FGFR receptors in the retinal pigment epithelium, choroid, and cornea help regulate fluid transport. Blocking them disrupts subretinal fluid balance, which can cause central serous retinopathy (CSR) — fluid accumulating under the retina, distorting central vision and reducing contrast. It develops slowly enough that many people don't notice until it's already significant. The same blockade disrupts the tear film, causing dry eye.

Counter — Eye Protection
  • Dorzolamide eye drops, started at 2–3 months in or at the first visual symptom — a topical carbonic anhydrase inhibitor that reduces subretinal fluid production, addressing CSR directly, with minimal systemic exposure. Use preservative-free formulations.​
  • Lubricating drops as needed for dryness; switch to preservative-free if used more than 4x/day.​

5. Dehydration and Kidney Load

Erdafitinib clears through the liver, then the kidneys. Inadequate hydration raises drug-metabolite concentration with each filtration cycle, compounding the kidney stress already caused by elevated phosphate — and it further concentrates circulating phosphate, undermining the sevelamer, while also worsening dry eye and fatigue. It's the most overlooked piece of this protocol because it has no dramatic acute symptom to flag it.

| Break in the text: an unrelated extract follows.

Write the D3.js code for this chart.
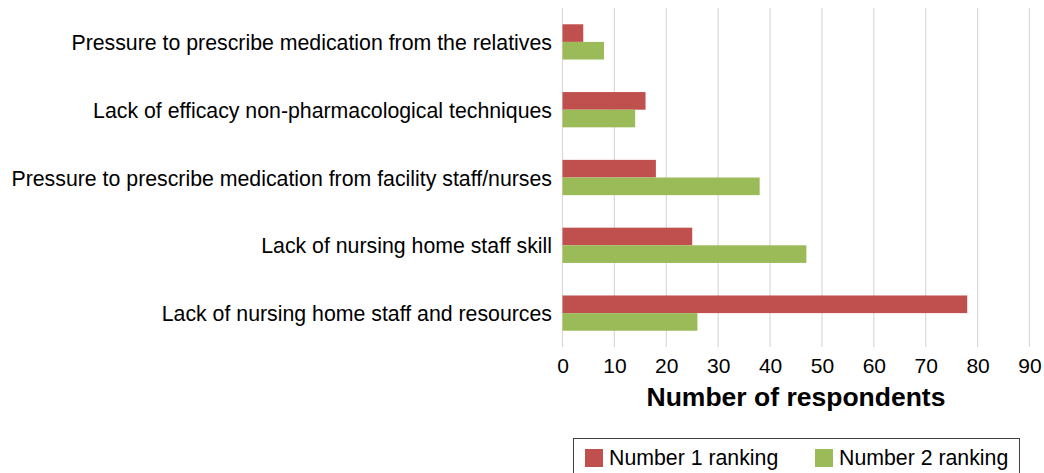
<!DOCTYPE html>
<html><head><meta charset="utf-8">
<script src="https://cdn.jsdelivr.net/npm/d3@7"></script>
<style>
body{margin:0;background:#fff;}
svg{display:block;font-family:"Liberation Sans",Arial,sans-serif;}
</style></head>
<body><svg id="c" width="1044" height="473"></svg>
<script>
const categories = [
  "Pressure to prescribe medication from the relatives",
  "Lack of efficacy non-pharmacological techniques",
  "Pressure to prescribe medication from facility staff/nurses",
  "Lack of nursing home staff skill",
  "Lack of nursing home staff and resources"
];
const seriesNames = ["Number 1 ranking", "Number 2 ranking"];
const rank1 = [4, 16, 18, 25, 78];
const rank2 = [8, 14, 38, 47, 26];
const xTicks = [0,10,20,30,40,50,60,70,80,90];
const colors = ["#C0504D", "#9BBB59"];

const svg = d3.select("#c");
const m = {left:562.5, right:1029.5, top:8, bottom:347};

const x = d3.scaleLinear().domain([0,90]).range([m.left, m.right]);
const y = d3.scaleBand().domain(categories).range([m.top, m.bottom]).paddingInner(0.48).paddingOuter(0.24);
const ySub = d3.scaleBand().domain(seriesNames).range([0, y.bandwidth()]);

// gridlines
svg.append("g").selectAll("line").data(xTicks).join("line")
  .attr("x1", d=>x(d)).attr("x2", d=>x(d))
  .attr("y1", m.top).attr("y2", m.bottom)
  .attr("stroke", "#d9d9d9").attr("stroke-width", 1.2);

// bars
const series = [rank1, rank2];
const g = svg.append("g");
series.forEach((vals, si) => {
  g.selectAll(".s"+si).data(categories).join("rect")
    .attr("x", x(0))
    .attr("y", (d)=> y(d) + ySub(seriesNames[si]))
    .attr("width", (d,i)=> x(vals[i]) - x(0))
    .attr("height", ySub.bandwidth())
    .attr("fill", colors[si]);
});

// x axis labels
const xAxis = d3.axisBottom(x).tickValues(xTicks).tickSize(0).tickPadding(0);
const ax = svg.append("g").attr("transform", `translate(0,${m.bottom})`).call(xAxis);
ax.select(".domain").remove();
ax.selectAll("text").attr("font-size", 21).attr("fill", "#000")
  .attr("font-family", "Liberation Sans, Arial, sans-serif").attr("dy", "0").attr("y", 25.5);

// y axis labels
const yAxis = d3.axisLeft(y).tickSize(0).tickPadding(10.5);
const ay = svg.append("g").attr("transform", `translate(${m.left},0)`).call(yAxis);
ay.select(".domain").remove();
ay.selectAll("text").attr("font-size", 21.3).attr("fill", "#000").attr("dy", "0.38em")
  .attr("font-family", "Liberation Sans, Arial, sans-serif");

// axis title
svg.append("text").attr("x", 796).attr("y", 406)
  .attr("text-anchor", "middle").attr("font-size", 26.5).attr("font-weight", "bold")
  .text("Number of respondents");

// legend
const lg = svg.append("g");
lg.append("rect").attr("x", 573.5).attr("y", 438.5).attr("width", 446).attr("height", 50)
  .attr("fill", "none").attr("stroke", "#404040").attr("stroke-width", 1);
const lx = [585, 815];
seriesNames.forEach((s, i) => {
  lg.append("rect").attr("x", lx[i]).attr("y", 449).attr("width", 18).attr("height", 18).attr("fill", colors[i]);
  lg.append("text").attr("x", lx[i] + 24).attr("y", 465).attr("font-size", 21.3).text(s);
});
</script></body></html>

Counter — Hydration Protocol
  • 3 L water/day — 500 mL first thing in the morning, the rest spread through the day rather than taken all at once, to avoid diluting sodium.​
  • Electrolytes daily — a sugar-free sodium/potassium/magnesium supplement, dissolved in at least 1 L of the daily water.​
  • Saffron extract (crocetin), 30 mg/day — supports renal microcirculation and reduces inflammatory signaling in the kidney.​


TL;DR: Protocol

ED, from day one:
  • Creatine monohydrate — 5 g​
  • Betaine (TMG) — 3 g, split morning/evening​
  • Abaloparatide 80 mcg or forskolin 1 g​
  • Saffron extract (crocetin) — 30 mg​
  • Sevelamer — 800 mg with every meal​
  • Electrolytes + 3 L water, spread through the day​

Starting at 2–3 months, or at first visual symptom:
  • Dorzolamide eye drops (preservative-free preferred)​
  • Lubricating drops (preservative-free if used more than 4x/day)​

Monitoring / Bloodwork:
  • Serum phosphate — target below 5.5 mg/dL​
  • Kidney function markers — every 4–6 weeks​
  • Vision — central clarity/contrast​
  • Homocysteine — every 8 weeks​

Every item on this list has a specific job targeting a specific side effect, so take them all.